» **Written request**: What follows is a listing; restate every line of it word for word.

## START Information shown

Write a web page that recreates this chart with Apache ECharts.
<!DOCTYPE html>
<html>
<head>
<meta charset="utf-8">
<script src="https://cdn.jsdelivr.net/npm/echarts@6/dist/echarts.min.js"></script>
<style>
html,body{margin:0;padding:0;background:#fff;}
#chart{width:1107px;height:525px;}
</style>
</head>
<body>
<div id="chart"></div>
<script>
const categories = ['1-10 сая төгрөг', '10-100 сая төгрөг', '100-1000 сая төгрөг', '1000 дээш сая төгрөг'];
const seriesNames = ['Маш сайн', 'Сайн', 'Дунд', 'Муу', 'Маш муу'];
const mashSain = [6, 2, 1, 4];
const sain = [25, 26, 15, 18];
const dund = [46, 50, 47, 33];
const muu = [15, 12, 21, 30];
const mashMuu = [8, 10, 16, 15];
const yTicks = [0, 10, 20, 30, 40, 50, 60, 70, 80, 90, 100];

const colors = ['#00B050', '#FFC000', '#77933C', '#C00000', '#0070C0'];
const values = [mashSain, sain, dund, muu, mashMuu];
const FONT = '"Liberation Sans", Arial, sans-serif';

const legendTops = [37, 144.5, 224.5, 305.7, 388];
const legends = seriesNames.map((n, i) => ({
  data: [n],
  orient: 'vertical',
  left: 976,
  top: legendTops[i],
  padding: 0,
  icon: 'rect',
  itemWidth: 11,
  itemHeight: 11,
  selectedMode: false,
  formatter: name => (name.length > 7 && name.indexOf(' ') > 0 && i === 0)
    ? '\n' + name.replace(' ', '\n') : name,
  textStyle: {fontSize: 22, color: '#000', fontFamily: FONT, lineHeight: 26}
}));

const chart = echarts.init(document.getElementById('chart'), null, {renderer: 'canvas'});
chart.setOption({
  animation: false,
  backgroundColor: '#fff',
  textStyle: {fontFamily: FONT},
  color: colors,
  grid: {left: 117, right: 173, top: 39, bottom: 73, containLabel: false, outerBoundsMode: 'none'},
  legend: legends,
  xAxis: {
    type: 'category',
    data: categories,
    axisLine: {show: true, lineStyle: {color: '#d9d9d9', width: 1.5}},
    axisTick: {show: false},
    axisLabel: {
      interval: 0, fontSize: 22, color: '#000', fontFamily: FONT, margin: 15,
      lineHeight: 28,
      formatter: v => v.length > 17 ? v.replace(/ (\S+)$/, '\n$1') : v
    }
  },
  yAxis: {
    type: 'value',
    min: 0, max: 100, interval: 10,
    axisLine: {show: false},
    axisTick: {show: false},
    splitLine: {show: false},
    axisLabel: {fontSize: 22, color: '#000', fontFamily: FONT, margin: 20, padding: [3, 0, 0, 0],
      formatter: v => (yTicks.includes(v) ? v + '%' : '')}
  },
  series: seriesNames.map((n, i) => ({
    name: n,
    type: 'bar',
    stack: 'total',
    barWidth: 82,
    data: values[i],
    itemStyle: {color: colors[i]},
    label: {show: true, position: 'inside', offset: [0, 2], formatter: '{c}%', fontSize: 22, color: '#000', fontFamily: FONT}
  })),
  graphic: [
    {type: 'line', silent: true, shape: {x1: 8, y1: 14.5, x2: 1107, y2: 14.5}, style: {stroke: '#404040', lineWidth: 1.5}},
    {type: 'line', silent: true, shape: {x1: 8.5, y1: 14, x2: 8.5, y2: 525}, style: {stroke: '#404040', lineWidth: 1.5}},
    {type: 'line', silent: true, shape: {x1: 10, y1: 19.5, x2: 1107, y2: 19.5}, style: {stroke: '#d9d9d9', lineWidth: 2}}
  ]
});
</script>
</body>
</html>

## END Information shown

» **Response to this task**:
Write a web page that recreates this chart with Apache ECharts.
<!DOCTYPE html>
<html>
<head>
<meta charset="utf-8">
<script src="https://cdn.jsdelivr.net/npm/echarts@6/dist/echarts.min.js"></script>
<style>
html,body{margin:0;padding:0;background:#fff;}
#chart{width:1107px;height:525px;}
</style>
</head>
<body>
<div id="chart"></div>
<script>
const categories = ['1-10 сая төгрөг', '10-100 сая төгрөг', '100-1000 сая төгрөг', '1000 дээш сая төгрөг'];
const seriesNames = ['Маш сайн', 'Сайн', 'Дунд', 'Муу', 'Маш муу'];
const mashSain = [6, 2, 1, 4];
const sain = [25, 26, 15, 18];
const dund = [46, 50, 47, 33];
const muu = [15, 12, 21, 30];
const mashMuu = [8, 10, 16, 15];
const yTicks = [0, 10, 20, 30, 40, 50, 60, 70, 80, 90, 100];

const colors = ['#00B050', '#FFC000', '#77933C', '#C00000', '#0070C0'];
const values = [mashSain, sain, dund, muu, mashMuu];
const FONT = '"Liberation Sans", Arial, sans-serif';

const legendTops = [37, 144.5, 224.5, 305.7, 388];
const legends = seriesNames.map((n, i) => ({
  data: [n],
  orient: 'vertical',
  left: 976,
  top: legendTops[i],
  padding: 0,
  icon: 'rect',
  itemWidth: 11,
  itemHeight: 11,
  selectedMode: false,
  formatter: name => (name.length > 7 && name.indexOf(' ') > 0 && i === 0)
    ? '\n' + name.replace(' ', '\n') : name,
  textStyle: {fontSize: 22, color: '#000', fontFamily: FONT, lineHeight: 26}
}));

const chart = echarts.init(document.getElementById('chart'), null, {renderer: 'canvas'});
chart.setOption({
  animation: false,
  backgroundColor: '#fff',
  textStyle: {fontFamily: FONT},
  color: colors,
  grid: {left: 117, right: 173, top: 39, bottom: 73, containLabel: false, outerBoundsMode: 'none'},
  legend: legends,
  xAxis: {
    type: 'category',
    data: categories,
    axisLine: {show: true, lineStyle: {color: '#d9d9d9', width: 1.5}},
    axisTick: {show: false},
    axisLabel: {
      interval: 0, fontSize: 22, color: '#000', fontFamily: FONT, margin: 15,
      lineHeight: 28,
      formatter: v => v.length > 17 ? v.replace(/ (\S+)$/, '\n$1') : v
    }
  },
  yAxis: {
    type: 'value',
    min: 0, max: 100, interval: 10,
    axisLine: {show: false},
    axisTick: {show: false},
    splitLine: {show: false},
    axisLabel: {fontSize: 22, color: '#000', fontFamily: FONT, margin: 20, padding: [3, 0, 0, 0],
      formatter: v => (yTicks.includes(v) ? v + '%' : '')}
  },
  series: seriesNames.map((n, i) => ({
    name: n,
    type: 'bar',
    stack: 'total',
    barWidth: 82,
    data: values[i],
    itemStyle: {color: colors[i]},
    label: {show: true, position: 'inside', offset: [0, 2], formatter: '{c}%', fontSize: 22, color: '#000', fontFamily: FONT}
  })),
  graphic: [
    {type: 'line', silent: true, shape: {x1: 8, y1: 14.5, x2: 1107, y2: 14.5}, style: {stroke: '#404040', lineWidth: 1.5}},
    {type: 'line', silent: true, shape: {x1: 8.5, y1: 14, x2: 8.5, y2: 525}, style: {stroke: '#404040', lineWidth: 1.5}},
    {type: 'line', silent: true, shape: {x1: 10, y1: 19.5, x2: 1107, y2: 19.5}, style: {stroke: '#d9d9d9', lineWidth: 2}}
  ]
});
</script>
</body>
</html>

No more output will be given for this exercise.